▶ _WHAT TO WORK ON_
Copy exactly the lines from the start of the material through the line with "(arenot) at (326,63.5)". Pictures stay out of the copy.

--- START OF DATA LINES ---

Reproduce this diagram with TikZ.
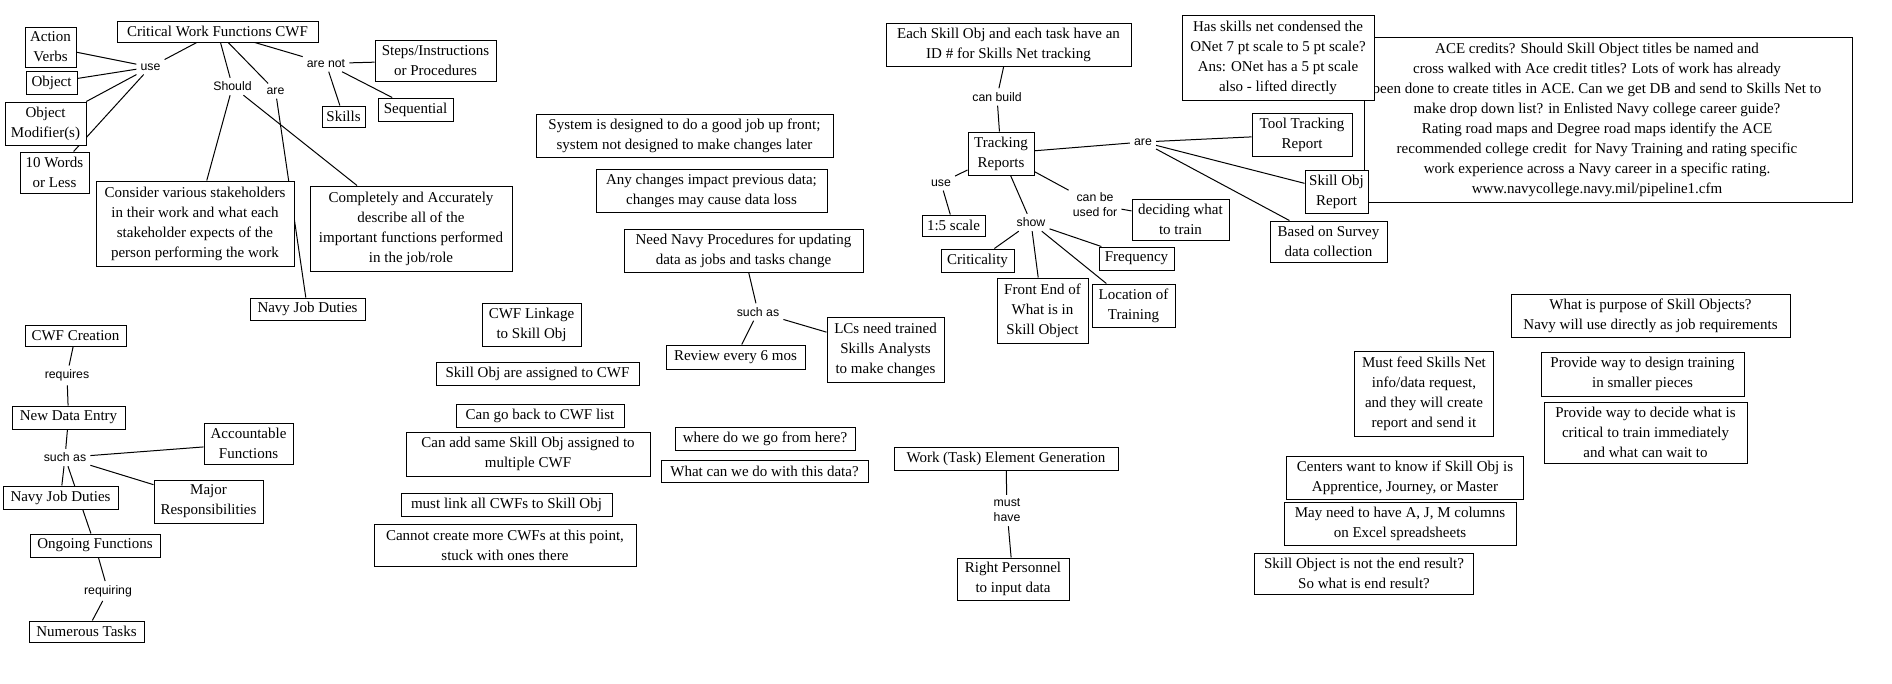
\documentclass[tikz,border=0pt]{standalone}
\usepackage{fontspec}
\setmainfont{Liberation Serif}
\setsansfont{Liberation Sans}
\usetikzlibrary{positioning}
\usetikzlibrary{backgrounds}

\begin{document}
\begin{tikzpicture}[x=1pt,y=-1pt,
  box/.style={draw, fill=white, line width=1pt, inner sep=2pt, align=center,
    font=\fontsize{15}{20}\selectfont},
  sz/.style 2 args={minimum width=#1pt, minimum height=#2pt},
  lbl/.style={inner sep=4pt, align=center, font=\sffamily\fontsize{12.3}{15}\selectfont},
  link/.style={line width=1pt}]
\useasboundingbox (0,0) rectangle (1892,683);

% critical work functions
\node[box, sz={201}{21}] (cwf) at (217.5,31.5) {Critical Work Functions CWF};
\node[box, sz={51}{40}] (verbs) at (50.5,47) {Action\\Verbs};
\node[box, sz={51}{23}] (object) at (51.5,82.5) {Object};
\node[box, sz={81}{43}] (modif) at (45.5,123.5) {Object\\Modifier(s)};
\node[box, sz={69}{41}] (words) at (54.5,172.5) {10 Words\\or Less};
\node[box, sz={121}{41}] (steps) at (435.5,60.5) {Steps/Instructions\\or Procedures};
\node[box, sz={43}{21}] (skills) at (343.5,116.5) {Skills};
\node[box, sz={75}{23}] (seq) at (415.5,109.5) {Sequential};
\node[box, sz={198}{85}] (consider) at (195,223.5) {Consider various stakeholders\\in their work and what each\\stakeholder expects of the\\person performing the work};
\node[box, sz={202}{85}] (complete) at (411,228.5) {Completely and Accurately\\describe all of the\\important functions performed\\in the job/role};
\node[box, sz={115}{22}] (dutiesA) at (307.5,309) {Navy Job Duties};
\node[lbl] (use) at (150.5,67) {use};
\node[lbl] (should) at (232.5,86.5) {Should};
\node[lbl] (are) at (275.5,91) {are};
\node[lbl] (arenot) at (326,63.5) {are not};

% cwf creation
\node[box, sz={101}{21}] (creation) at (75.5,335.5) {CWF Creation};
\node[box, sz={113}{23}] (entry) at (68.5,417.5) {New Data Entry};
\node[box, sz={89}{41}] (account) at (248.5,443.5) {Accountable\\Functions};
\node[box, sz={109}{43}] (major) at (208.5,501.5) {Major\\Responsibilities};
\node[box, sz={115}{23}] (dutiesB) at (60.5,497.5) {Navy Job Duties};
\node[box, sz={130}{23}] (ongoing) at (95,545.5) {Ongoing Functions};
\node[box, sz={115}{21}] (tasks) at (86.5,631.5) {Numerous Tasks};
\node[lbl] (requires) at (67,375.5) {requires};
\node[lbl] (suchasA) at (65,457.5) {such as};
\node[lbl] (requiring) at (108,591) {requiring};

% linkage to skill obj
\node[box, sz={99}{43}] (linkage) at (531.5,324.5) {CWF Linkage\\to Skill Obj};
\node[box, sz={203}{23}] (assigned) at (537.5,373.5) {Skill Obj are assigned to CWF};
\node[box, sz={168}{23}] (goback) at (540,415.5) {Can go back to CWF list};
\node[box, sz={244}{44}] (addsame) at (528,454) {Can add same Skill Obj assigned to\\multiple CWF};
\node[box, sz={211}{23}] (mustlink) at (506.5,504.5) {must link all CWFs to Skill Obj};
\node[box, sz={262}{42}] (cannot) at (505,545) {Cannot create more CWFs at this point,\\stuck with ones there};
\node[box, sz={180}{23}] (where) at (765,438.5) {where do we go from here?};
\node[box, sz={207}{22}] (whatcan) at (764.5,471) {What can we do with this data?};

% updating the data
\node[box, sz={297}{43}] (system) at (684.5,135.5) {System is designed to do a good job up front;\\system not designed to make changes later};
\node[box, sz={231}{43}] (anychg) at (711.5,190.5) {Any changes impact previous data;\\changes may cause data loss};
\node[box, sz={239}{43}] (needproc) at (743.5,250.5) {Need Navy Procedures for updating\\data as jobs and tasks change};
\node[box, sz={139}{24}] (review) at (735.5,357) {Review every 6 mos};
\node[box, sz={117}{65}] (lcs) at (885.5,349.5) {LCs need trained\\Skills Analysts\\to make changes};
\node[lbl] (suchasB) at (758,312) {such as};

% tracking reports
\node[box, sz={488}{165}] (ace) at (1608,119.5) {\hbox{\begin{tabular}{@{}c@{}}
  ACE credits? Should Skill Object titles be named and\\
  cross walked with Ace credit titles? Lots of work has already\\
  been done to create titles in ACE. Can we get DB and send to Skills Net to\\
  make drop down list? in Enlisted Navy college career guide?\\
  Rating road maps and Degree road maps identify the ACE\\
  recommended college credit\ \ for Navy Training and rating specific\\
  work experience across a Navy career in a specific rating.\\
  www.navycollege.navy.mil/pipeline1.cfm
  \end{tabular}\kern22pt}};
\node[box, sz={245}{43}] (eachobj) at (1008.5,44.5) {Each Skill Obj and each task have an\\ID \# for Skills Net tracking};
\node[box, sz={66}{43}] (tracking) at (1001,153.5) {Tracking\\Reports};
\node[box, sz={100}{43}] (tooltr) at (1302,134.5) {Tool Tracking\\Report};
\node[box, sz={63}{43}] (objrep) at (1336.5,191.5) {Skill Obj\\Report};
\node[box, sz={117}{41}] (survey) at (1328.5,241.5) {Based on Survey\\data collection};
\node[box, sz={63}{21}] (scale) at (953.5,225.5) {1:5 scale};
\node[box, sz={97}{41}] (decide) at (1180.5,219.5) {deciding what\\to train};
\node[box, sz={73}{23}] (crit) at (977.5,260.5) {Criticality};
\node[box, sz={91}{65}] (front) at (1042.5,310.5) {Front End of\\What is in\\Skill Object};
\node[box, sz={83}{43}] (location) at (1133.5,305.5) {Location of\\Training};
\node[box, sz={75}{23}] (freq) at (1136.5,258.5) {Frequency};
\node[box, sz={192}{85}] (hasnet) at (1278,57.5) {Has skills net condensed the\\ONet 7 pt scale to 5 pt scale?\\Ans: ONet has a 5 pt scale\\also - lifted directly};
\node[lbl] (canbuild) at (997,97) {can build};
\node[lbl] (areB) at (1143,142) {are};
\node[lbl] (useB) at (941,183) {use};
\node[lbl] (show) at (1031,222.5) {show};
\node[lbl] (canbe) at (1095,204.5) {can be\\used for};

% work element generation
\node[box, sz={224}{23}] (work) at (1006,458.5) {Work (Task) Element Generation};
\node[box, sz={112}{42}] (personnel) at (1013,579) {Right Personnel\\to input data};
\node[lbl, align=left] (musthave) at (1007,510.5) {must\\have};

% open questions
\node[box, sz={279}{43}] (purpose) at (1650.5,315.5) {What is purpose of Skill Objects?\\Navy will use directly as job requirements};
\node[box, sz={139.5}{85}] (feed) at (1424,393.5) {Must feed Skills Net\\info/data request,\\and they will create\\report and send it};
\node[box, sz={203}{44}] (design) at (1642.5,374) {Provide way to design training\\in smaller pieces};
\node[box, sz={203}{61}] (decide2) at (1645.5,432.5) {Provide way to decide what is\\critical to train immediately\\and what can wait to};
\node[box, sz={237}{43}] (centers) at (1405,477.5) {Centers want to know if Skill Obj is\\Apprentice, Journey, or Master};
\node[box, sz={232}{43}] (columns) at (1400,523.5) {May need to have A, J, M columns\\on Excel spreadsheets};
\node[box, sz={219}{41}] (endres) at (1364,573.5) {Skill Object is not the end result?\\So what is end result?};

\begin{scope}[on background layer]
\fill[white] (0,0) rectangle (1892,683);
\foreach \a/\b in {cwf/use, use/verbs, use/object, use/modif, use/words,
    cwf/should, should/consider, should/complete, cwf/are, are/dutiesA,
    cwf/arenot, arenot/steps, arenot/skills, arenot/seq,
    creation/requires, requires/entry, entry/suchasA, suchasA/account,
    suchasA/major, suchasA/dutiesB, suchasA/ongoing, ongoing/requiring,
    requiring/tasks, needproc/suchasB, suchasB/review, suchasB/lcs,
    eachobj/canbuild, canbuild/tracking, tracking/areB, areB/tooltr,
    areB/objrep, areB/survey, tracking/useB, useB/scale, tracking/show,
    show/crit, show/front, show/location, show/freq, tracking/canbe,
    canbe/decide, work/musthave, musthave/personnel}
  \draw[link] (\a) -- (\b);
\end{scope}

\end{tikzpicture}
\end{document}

--- END OF DATA LINES ---

▶ _RIGHT ANSWER_
Reproduce this diagram with TikZ.
\documentclass[tikz,border=0pt]{standalone}
\usepackage{fontspec}
\setmainfont{Liberation Serif}
\setsansfont{Liberation Sans}
\usetikzlibrary{positioning}
\usetikzlibrary{backgrounds}

\begin{document}
\begin{tikzpicture}[x=1pt,y=-1pt,
  box/.style={draw, fill=white, line width=1pt, inner sep=2pt, align=center,
    font=\fontsize{15}{20}\selectfont},
  sz/.style 2 args={minimum width=#1pt, minimum height=#2pt},
  lbl/.style={inner sep=4pt, align=center, font=\sffamily\fontsize{12.3}{15}\selectfont},
  link/.style={line width=1pt}]
\useasboundingbox (0,0) rectangle (1892,683);

% critical work functions
\node[box, sz={201}{21}] (cwf) at (217.5,31.5) {Critical Work Functions CWF};
\node[box, sz={51}{40}] (verbs) at (50.5,47) {Action\\Verbs};
\node[box, sz={51}{23}] (object) at (51.5,82.5) {Object};
\node[box, sz={81}{43}] (modif) at (45.5,123.5) {Object\\Modifier(s)};
\node[box, sz={69}{41}] (words) at (54.5,172.5) {10 Words\\or Less};
\node[box, sz={121}{41}] (steps) at (435.5,60.5) {Steps/Instructions\\or Procedures};
\node[box, sz={43}{21}] (skills) at (343.5,116.5) {Skills};
\node[box, sz={75}{23}] (seq) at (415.5,109.5) {Sequential};
\node[box, sz={198}{85}] (consider) at (195,223.5) {Consider various stakeholders\\in their work and what each\\stakeholder expects of the\\person performing the work};
\node[box, sz={202}{85}] (complete) at (411,228.5) {Completely and Accurately\\describe all of the\\important functions performed\\in the job/role};
\node[box, sz={115}{22}] (dutiesA) at (307.5,309) {Navy Job Duties};
\node[lbl] (use) at (150.5,67) {use};
\node[lbl] (should) at (232.5,86.5) {Should};
\node[lbl] (are) at (275.5,91) {are};
\node[lbl] (arenot) at (326,63.5) {are not};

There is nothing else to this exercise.